## EXERCISE DESCRIPTION
Write out, word for word, every line from the first one through the line that holds "import * as", and nothing else; skip the pictures.

## RECORDS SHOWN
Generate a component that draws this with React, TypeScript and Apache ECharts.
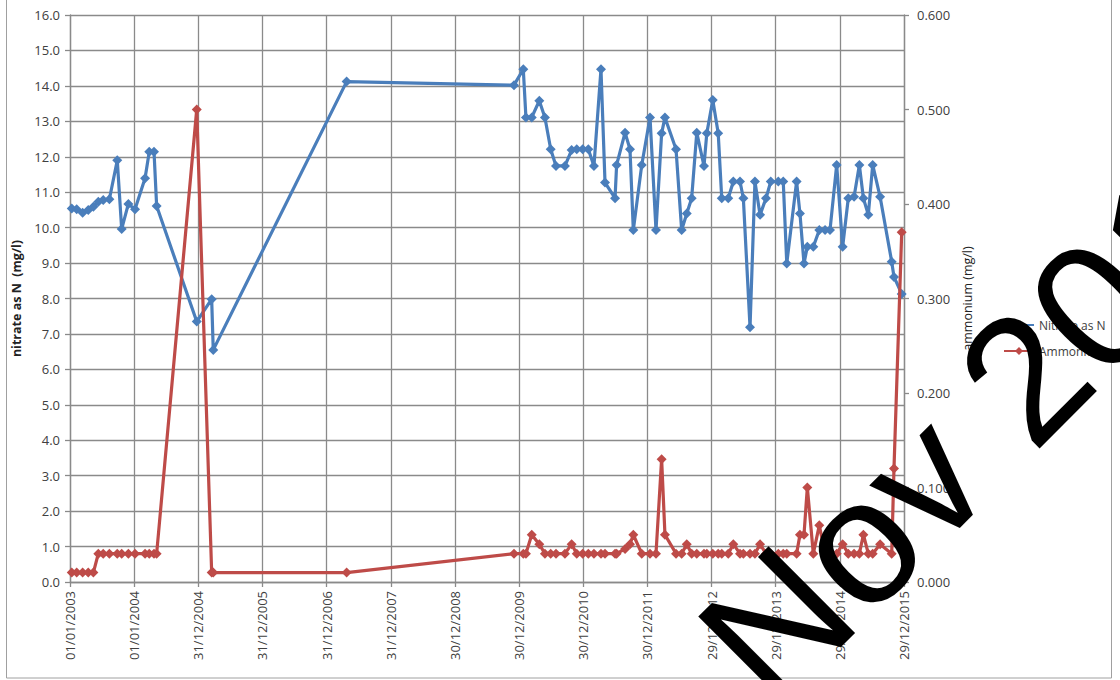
import React, { useEffect, useRef } from "react";
import * as echarts from "echarts";

// Sample dates (shared by both determinands)
const sampleDates: string[] = [
  "2003-01-11", "2003-02-08", "2003-03-14", "2003-04-15", "2003-05-14", "2003-06-11",
  "2003-07-09", "2003-08-13", "2003-09-27", "2003-10-22", "2003-11-29", "2004-01-06",
  "2004-03-03", "2004-03-27", "2004-04-23", "2004-05-08", "2004-12-22", "2005-03-17",
  "2005-03-26", "2007-04-24", "2009-12-01", "2010-01-23", "2010-02-07", "2010-03-12",
  "2010-04-24", "2010-05-26", "2010-06-28", "2010-07-28", "2010-09-17", "2010-10-25",
  "2010-11-23", "2010-12-27", "2011-01-28", "2011-03-01", "2011-04-10", "2011-05-03",
  "2011-06-29", "2011-07-08", "2011-08-25", "2011-09-22", "2011-10-11", "2011-11-28",
  "2012-01-14", "2012-02-17", "2012-03-20", "2012-04-08", "2012-06-10", "2012-07-12",
  "2012-08-10", "2012-09-07", "2012-10-06", "2012-11-16", "2012-12-02", "2013-01-05",
  "2013-02-05", "2013-02-25", "2013-04-03", "2013-05-02", "2013-06-09", "2013-06-28",
  "2013-08-05", "2013-09-02", "2013-10-01", "2013-11-04", "2013-12-01", "2014-01-13",
  "2014-02-10", "2014-03-02", "2014-04-27", "2014-05-16", "2014-06-08", "2014-06-27",
  "2014-07-31", "2014-09-03", "2014-10-06", "2014-11-03", "2014-12-11", "2015-01-14",
  "2015-02-15", "2015-03-20", "2015-04-19", "2015-05-12", "2015-06-09", "2015-07-04",
  "2015-08-15", "2015-10-20", "2015-11-02", "2015-12-16",
];

// Nitrate as N (mg/l), left axis
const nitrate: number[] = [
  10.54, 10.52, 10.42, 10.5, 10.59, 10.73,
  10.78, 10.8, 11.9, 9.96, 10.67, 10.52,
  11.39, 12.14, 12.14, 10.61, 7.35, 7.98,
  6.55, 14.12, 14.02, 14.47, 13.11, 13.11,
  13.58, 13.11, 12.21, 11.74, 11.74, 12.19,
  12.21, 12.21, 12.21, 11.74, 14.47, 11.27,
  10.83, 11.77, 12.68, 12.21, 9.93, 11.77,
  13.11, 9.93, 12.66, 13.11, 12.21, 9.93,
  10.4, 10.83, 12.68, 11.74, 12.66, 13.6,
  12.66, 10.83, 10.83, 11.3, 11.3, 10.83,
  7.19, 11.3, 10.36, 10.83, 11.3, 11.3,
  11.3, 8.99, 11.3, 10.4, 8.99, 9.46,
  9.46, 9.93, 9.93, 9.93, 11.77, 9.46,
  10.83, 10.87, 11.77, 10.83, 10.36, 11.77,
  10.87, 9.04, 8.61, 8.13,
];

// Ammonium (mg/l), right axis
const ammonium: number[] = [
  0.01, 0.01, 0.01, 0.01, 0.01, 0.03,
  0.03, 0.03, 0.03, 0.03, 0.03, 0.03,
  0.03, 0.03, 0.03, 0.03, 0.5, 0.01,
  0.01, 0.01, 0.03, 0.03, 0.03, 0.05,
  0.04, 0.03, 0.03, 0.03, 0.03, 0.04,
  0.03, 0.03, 0.03, 0.03, 0.03, 0.03,
  0.03, 0.03, 0.035, 0.04, 0.05, 0.03,
  0.03, 0.03, 0.13, 0.05, 0.03, 0.03,
  0.04, 0.03, 0.03, 0.03, 0.03, 0.03,
  0.03, 0.03, 0.03, 0.04, 0.03, 0.03,
  0.03, 0.03, 0.04, 0.03, 0.03, 0.03,
  0.03, 0.03, 0.03, 0.05, 0.05, 0.1,
  0.03, 0.06, 0.03, 0.03, 0.03, 0.04,
  0.03, 0.03, 0.03, 0.05, 0.03, 0.03,
  0.04, 0.03, 0.12, 0.37,
];

const seriesNames: string[] = ["Nitrate as N", "Ammonium"];
const axisNames: string[] = ["nitrate as N  (mg/l)", "ammonium (mg/l)"];
const watermarkText = "Nov 2015";

const START = Date.UTC(2003, 0, 1);
const DAY = 86400000;
const X_MAX_DAYS = 4745; // 29/12/2015
const X_STEP_DAYS = 365;

const toDay = (s: string) => {
  const [y, m, d] = s.split("-").map(Number);
  return Math.round((Date.UTC(y, m - 1, d) - START) / DAY);
};
const pad = (n: number) => (n < 10 ? "0" + n : "" + n);
const fmtDay = (v: number) => {
  const dt = new Date(START + v * DAY);
  return pad(dt.getUTCDate()) + "/" + pad(dt.getUTCMonth() + 1) + "/" + dt.getUTCFullYear();
};

const BLUE = "#4a7ebb";
const RED = "#be4b48";
const GRID = "#8a8a8a";
const FONT = "Open Sans";

export default function App() {
  const ref = useRef<HTMLDivElement>(null);
  useEffect(() => {
    if (!ref.current) return;
    const chart = echarts.init(ref.current, null, { renderer: "svg" });
    const days = sampleDates.map(toDay);
    const option: any = {
      animation: false,
      backgroundColor: "#ffffff",
      textStyle: { fontFamily: FONT },
      grid: { left: 70, right: 216, top: 15, bottom: 98, containLabel: false },
      legend: {
        orient: "vertical",
        left: 998,
        top: 314,
        itemWidth: 30,
        itemHeight: 10,
        itemGap: 14,
        textStyle: { fontSize: 12, color: "#404040", fontFamily: FONT },
        data: seriesNames,
      },
      xAxis: {
        type: "value",
        min: 0,
        max: X_MAX_DAYS,
        interval: X_STEP_DAYS,
        axisLine: { show: true, lineStyle: { color: GRID, width: 1.3 } },
        axisTick: { show: true, length: 5, lineStyle: { color: GRID, width: 1.3 } },
        splitLine: { show: true, lineStyle: { color: GRID, width: 1.3 } },
        axisLabel: {
          rotate: 90,
          margin: 9,
          fontSize: 13,
          color: "#404040",
          fontFamily: FONT,
          formatter: (v: number) => fmtDay(v),
        },
      },
      yAxis: [
        {
          type: "value",
          position: "left",
          min: 0,
          max: 16,
          interval: 1,
          name: axisNames[0],
          nameLocation: "middle",
          nameGap: 42,
          nameTextStyle: { fontSize: 12.5, fontWeight: "bold", color: "#222", fontFamily: FONT },
          axisLine: { show: true, lineStyle: { color: GRID, width: 1.3 } },
          axisTick: { show: true, length: 5, lineStyle: { color: GRID, width: 1.3 } },
          splitLine: { show: true, lineStyle: { color: GRID, width: 1.3 } },
          axisLabel: {
            margin: 10,
            fontSize: 13,
            color: "#404040",
            fontFamily: FONT,
            formatter: (v: number) => v.toFixed(1),
          },
        },
        {
          type: "value",
          position: "right",
          min: 0,
          max: 0.6,
          interval: 0.1,
          name: axisNames[1],
          nameLocation: "middle",
          nameRotate: 90,
          nameGap: 55,
          nameTextStyle: { fontSize: 12.5, color: "#222", fontFamily: FONT },
          axisLine: { show: true, lineStyle: { color: GRID, width: 1.3 } },
          axisTick: { show: true, length: 5, lineStyle: { color: GRID, width: 1.3 } },
          splitLine: { show: false },
          axisLabel: {
            margin: 13,
            fontSize: 13,
            color: "#404040",
            fontFamily: FONT,
            formatter: (v: number) => v.toFixed(3),
          },
        },
      ],
      series: [
        {
          name: seriesNames[0],
          type: "line",
          yAxisIndex: 0,
          data: days.map((d, i) => [d, nitrate[i]]),
          symbol: "diamond",
          symbolSize: 10,
          lineStyle: { width: 3.2, color: BLUE },
          itemStyle: { color: BLUE },
          z: 3,
        },
        {
          name: seriesNames[1],
          type: "line",
          yAxisIndex: 1,
          data: days.map((d, i) => [d, ammonium[i]]),
          symbol: "diamond",
          symbolSize: 10,
          lineStyle: { width: 3.2, color: RED },
          itemStyle: { color: RED },
          z: 4,
        },
      ],
      graphic: [
        {
          type: "rect",
          z: 0,
          silent: true,
          shape: { x: 6.5, y: -5, width: 1105, height: 683 },
          style: { fill: "none", stroke: "#a0a0a0", lineWidth: 1 },
        },
        {
          type: "text",
          z: 100,
          silent: true,
          x: 731,
          y: 670,
          rotation: (45 * Math.PI) / 180,
          style: {
            text: watermarkText,
            fontSize: 178,
            fontFamily: "Liberation Sans",
            fill: "#000000",
            textAlign: "left",
            textVerticalAlign: "middle",
          },
        },
      ],
    };
    chart.setOption(option);
    return () => chart.dispose();
  }, []);
  return (
    <div
      ref={ref}
      style={{ position: "fixed", left: 0, top: 0, width: 1120, height: 680, background: "#fff" }}
    />
  );
}
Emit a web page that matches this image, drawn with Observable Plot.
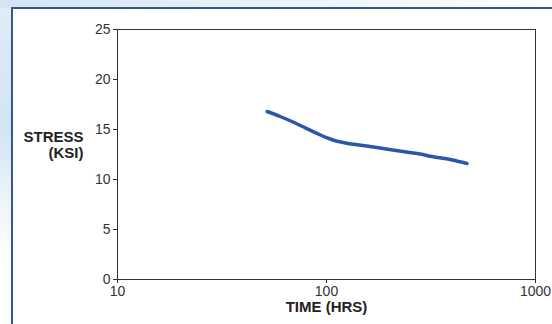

## ANSWER FOR THIS EXERCISE
Generate a component that draws this with React, TypeScript and Apache ECharts.
import React, { useEffect, useRef } from "react";
import * as echarts from "echarts";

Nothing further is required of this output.